**What is expected**.
Copy the material that follows word for word and omit its pictures.

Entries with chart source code
** Begin **

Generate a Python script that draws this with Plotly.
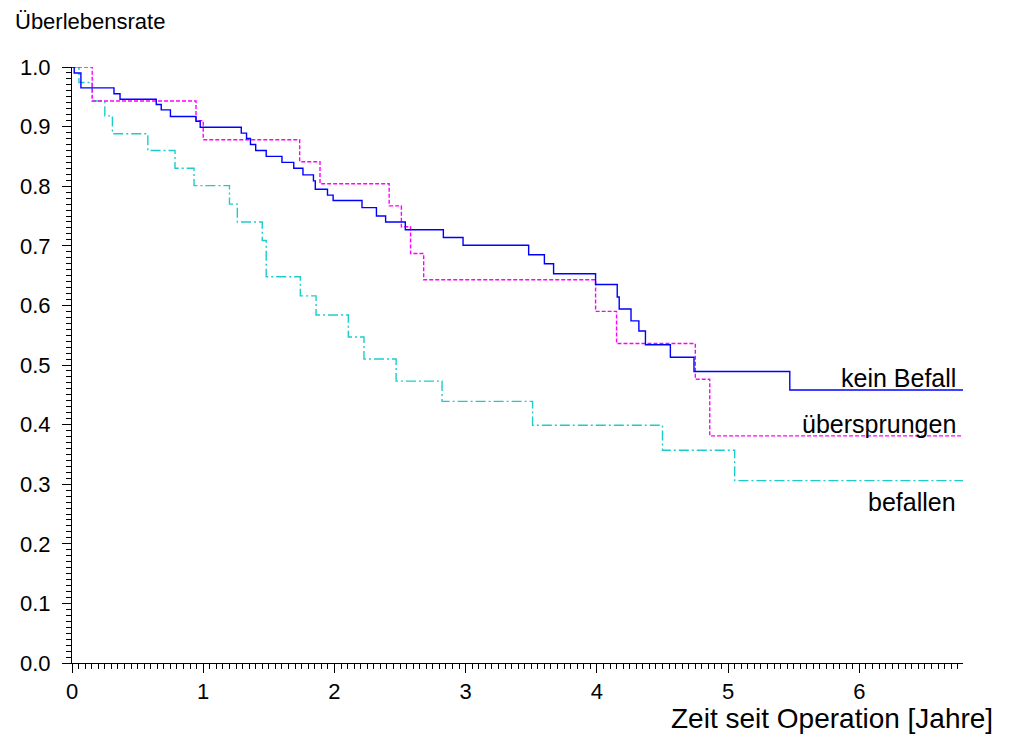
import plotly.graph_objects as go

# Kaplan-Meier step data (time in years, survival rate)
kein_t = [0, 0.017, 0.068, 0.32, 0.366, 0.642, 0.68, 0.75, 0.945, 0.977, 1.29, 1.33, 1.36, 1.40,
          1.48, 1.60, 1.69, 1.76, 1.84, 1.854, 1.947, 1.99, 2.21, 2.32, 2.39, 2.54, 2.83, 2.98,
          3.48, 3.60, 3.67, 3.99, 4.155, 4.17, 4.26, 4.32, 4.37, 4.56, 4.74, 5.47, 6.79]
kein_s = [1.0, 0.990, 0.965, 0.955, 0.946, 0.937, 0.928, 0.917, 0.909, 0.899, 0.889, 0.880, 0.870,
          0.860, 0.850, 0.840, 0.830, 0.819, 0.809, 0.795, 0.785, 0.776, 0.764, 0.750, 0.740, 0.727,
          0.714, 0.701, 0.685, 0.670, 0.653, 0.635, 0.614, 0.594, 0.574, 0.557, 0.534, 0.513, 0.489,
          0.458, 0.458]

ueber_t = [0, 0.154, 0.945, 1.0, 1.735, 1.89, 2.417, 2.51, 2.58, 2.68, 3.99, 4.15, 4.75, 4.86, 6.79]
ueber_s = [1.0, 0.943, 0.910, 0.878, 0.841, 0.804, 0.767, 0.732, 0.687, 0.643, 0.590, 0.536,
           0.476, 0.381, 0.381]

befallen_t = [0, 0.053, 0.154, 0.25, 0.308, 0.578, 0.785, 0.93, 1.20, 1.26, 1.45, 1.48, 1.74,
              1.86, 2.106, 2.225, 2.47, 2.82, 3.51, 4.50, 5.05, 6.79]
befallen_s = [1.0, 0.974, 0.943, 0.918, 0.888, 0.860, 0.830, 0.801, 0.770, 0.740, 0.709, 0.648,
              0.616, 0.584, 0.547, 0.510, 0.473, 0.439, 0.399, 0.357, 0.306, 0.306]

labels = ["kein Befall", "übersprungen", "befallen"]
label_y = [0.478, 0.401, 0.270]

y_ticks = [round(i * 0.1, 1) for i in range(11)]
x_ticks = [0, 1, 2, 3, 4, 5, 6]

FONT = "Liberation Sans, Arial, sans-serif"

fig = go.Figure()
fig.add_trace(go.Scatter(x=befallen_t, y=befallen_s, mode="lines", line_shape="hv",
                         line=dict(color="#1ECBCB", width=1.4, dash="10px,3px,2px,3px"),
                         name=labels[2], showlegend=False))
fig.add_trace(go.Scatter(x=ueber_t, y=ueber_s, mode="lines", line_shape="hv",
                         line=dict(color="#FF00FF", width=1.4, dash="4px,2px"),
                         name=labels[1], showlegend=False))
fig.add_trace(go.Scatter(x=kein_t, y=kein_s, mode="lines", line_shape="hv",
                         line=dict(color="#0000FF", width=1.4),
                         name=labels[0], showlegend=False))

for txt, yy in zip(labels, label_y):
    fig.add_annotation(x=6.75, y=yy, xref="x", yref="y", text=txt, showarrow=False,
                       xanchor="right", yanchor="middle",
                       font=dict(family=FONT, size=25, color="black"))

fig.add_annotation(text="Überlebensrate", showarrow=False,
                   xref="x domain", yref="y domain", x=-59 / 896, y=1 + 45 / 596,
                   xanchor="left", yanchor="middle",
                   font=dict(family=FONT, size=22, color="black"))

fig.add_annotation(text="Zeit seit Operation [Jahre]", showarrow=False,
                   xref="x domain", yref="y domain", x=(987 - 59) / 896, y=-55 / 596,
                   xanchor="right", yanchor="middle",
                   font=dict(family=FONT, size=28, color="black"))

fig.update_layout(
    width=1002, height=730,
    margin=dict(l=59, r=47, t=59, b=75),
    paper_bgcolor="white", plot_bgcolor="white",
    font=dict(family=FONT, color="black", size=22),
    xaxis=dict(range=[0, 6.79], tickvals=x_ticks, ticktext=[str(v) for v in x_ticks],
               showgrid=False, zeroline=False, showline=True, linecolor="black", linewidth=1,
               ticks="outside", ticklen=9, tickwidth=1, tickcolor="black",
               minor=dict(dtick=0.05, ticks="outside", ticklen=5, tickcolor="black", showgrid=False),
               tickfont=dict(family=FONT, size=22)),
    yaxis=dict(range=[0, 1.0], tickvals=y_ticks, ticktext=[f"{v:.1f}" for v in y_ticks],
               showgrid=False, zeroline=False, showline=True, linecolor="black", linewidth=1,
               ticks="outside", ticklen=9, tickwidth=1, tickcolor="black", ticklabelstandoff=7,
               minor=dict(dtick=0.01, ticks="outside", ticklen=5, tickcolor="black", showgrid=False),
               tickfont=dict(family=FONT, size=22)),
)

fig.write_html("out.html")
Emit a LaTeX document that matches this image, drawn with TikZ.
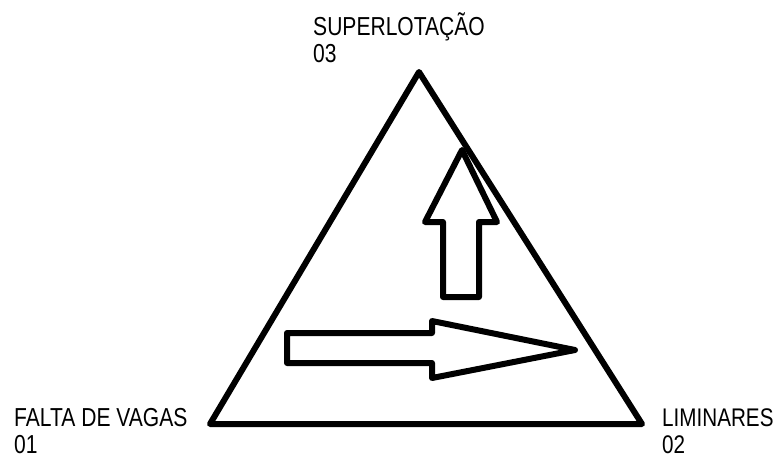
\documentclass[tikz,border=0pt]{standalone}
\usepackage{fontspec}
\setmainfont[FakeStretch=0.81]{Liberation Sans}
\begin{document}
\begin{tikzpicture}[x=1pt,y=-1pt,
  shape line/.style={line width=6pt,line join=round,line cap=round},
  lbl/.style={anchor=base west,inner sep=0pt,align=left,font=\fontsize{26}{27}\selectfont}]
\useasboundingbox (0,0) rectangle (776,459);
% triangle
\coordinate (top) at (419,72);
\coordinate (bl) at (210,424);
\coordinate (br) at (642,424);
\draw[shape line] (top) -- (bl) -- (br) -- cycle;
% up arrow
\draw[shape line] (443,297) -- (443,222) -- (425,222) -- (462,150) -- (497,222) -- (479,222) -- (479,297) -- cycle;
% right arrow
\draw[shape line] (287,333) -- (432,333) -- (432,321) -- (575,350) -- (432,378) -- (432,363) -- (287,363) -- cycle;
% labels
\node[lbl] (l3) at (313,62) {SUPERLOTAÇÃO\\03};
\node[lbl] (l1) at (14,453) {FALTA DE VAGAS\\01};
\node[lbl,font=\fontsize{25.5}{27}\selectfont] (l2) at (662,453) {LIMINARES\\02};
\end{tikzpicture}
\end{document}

** End **

**Response below**.
Generate a Python script that draws this with Plotly.
import plotly.graph_objects as go

# Kaplan-Meier step data (time in years, survival rate)
kein_t = [0, 0.017, 0.068, 0.32, 0.366, 0.642, 0.68, 0.75, 0.945, 0.977, 1.29, 1.33, 1.36, 1.40,
          1.48, 1.60, 1.69, 1.76, 1.84, 1.854, 1.947, 1.99, 2.21, 2.32, 2.39, 2.54, 2.83, 2.98,
          3.48, 3.60, 3.67, 3.99, 4.155, 4.17, 4.26, 4.32, 4.37, 4.56, 4.74, 5.47, 6.79]
kein_s = [1.0, 0.990, 0.965, 0.955, 0.946, 0.937, 0.928, 0.917, 0.909, 0.899, 0.889, 0.880, 0.870,
          0.860, 0.850, 0.840, 0.830, 0.819, 0.809, 0.795, 0.785, 0.776, 0.764, 0.750, 0.740, 0.727,
          0.714, 0.701, 0.685, 0.670, 0.653, 0.635, 0.614, 0.594, 0.574, 0.557, 0.534, 0.513, 0.489,
          0.458, 0.458]

ueber_t = [0, 0.154, 0.945, 1.0, 1.735, 1.89, 2.417, 2.51, 2.58, 2.68, 3.99, 4.15, 4.75, 4.86, 6.79]
ueber_s = [1.0, 0.943, 0.910, 0.878, 0.841, 0.804, 0.767, 0.732, 0.687, 0.643, 0.590, 0.536,
           0.476, 0.381, 0.381]

befallen_t = [0, 0.053, 0.154, 0.25, 0.308, 0.578, 0.785, 0.93, 1.20, 1.26, 1.45, 1.48, 1.74,
              1.86, 2.106, 2.225, 2.47, 2.82, 3.51, 4.50, 5.05, 6.79]
befallen_s = [1.0, 0.974, 0.943, 0.918, 0.888, 0.860, 0.830, 0.801, 0.770, 0.740, 0.709, 0.648,
              0.616, 0.584, 0.547, 0.510, 0.473, 0.439, 0.399, 0.357, 0.306, 0.306]

labels = ["kein Befall", "übersprungen", "befallen"]
label_y = [0.478, 0.401, 0.270]

y_ticks = [round(i * 0.1, 1) for i in range(11)]
x_ticks = [0, 1, 2, 3, 4, 5, 6]

FONT = "Liberation Sans, Arial, sans-serif"

fig = go.Figure()
fig.add_trace(go.Scatter(x=befallen_t, y=befallen_s, mode="lines", line_shape="hv",
                         line=dict(color="#1ECBCB", width=1.4, dash="10px,3px,2px,3px"),
                         name=labels[2], showlegend=False))
fig.add_trace(go.Scatter(x=ueber_t, y=ueber_s, mode="lines", line_shape="hv",
                         line=dict(color="#FF00FF", width=1.4, dash="4px,2px"),
                         name=labels[1], showlegend=False))
fig.add_trace(go.Scatter(x=kein_t, y=kein_s, mode="lines", line_shape="hv",
                         line=dict(color="#0000FF", width=1.4),
                         name=labels[0], showlegend=False))

for txt, yy in zip(labels, label_y):
    fig.add_annotation(x=6.75, y=yy, xref="x", yref="y", text=txt, showarrow=False,
                       xanchor="right", yanchor="middle",
                       font=dict(family=FONT, size=25, color="black"))

fig.add_annotation(text="Überlebensrate", showarrow=False,
                   xref="x domain", yref="y domain", x=-59 / 896, y=1 + 45 / 596,
                   xanchor="left", yanchor="middle",
                   font=dict(family=FONT, size=22, color="black"))

fig.add_annotation(text="Zeit seit Operation [Jahre]", showarrow=False,
                   xref="x domain", yref="y domain", x=(987 - 59) / 896, y=-55 / 596,
                   xanchor="right", yanchor="middle",
                   font=dict(family=FONT, size=28, color="black"))

fig.update_layout(
    width=1002, height=730,
    margin=dict(l=59, r=47, t=59, b=75),
    paper_bgcolor="white", plot_bgcolor="white",
    font=dict(family=FONT, color="black", size=22),
    xaxis=dict(range=[0, 6.79], tickvals=x_ticks, ticktext=[str(v) for v in x_ticks],
               showgrid=False, zeroline=False, showline=True, linecolor="black", linewidth=1,
               ticks="outside", ticklen=9, tickwidth=1, tickcolor="black",
               minor=dict(dtick=0.05, ticks="outside", ticklen=5, tickcolor="black", showgrid=False),
               tickfont=dict(family=FONT, size=22)),
    yaxis=dict(range=[0, 1.0], tickvals=y_ticks, ticktext=[f"{v:.1f}" for v in y_ticks],
               showgrid=False, zeroline=False, showline=True, linecolor="black", linewidth=1,
               ticks="outside", ticklen=9, tickwidth=1, tickcolor="black", ticklabelstandoff=7,
               minor=dict(dtick=0.01, ticks="outside", ticklen=5, tickcolor="black", showgrid=False),
               tickfont=dict(family=FONT, size=22)),
)

fig.write_html("out.html")
Emit a LaTeX document that matches this image, drawn with TikZ.
\documentclass[tikz,border=0pt]{standalone}
\usepackage{fontspec}
\setmainfont[FakeStretch=0.81]{Liberation Sans}
\begin{document}
\begin{tikzpicture}[x=1pt,y=-1pt,
  shape line/.style={line width=6pt,line join=round,line cap=round},
  lbl/.style={anchor=base west,inner sep=0pt,align=left,font=\fontsize{26}{27}\selectfont}]
\useasboundingbox (0,0) rectangle (776,459);
% triangle
\coordinate (top) at (419,72);
\coordinate (bl) at (210,424);
\coordinate (br) at (642,424);
\draw[shape line] (top) -- (bl) -- (br) -- cycle;
% up arrow
\draw[shape line] (443,297) -- (443,222) -- (425,222) -- (462,150) -- (497,222) -- (479,222) -- (479,297) -- cycle;
% right arrow
\draw[shape line] (287,333) -- (432,333) -- (432,321) -- (575,350) -- (432,378) -- (432,363) -- (287,363) -- cycle;
% labels
\node[lbl] (l3) at (313,62) {SUPERLOTAÇÃO\\03};
\node[lbl] (l1) at (14,453) {FALTA DE VAGAS\\01};
\node[lbl,font=\fontsize{25.5}{27}\selectfont] (l2) at (662,453) {LIMINARES\\02};
\end{tikzpicture}
\end{document}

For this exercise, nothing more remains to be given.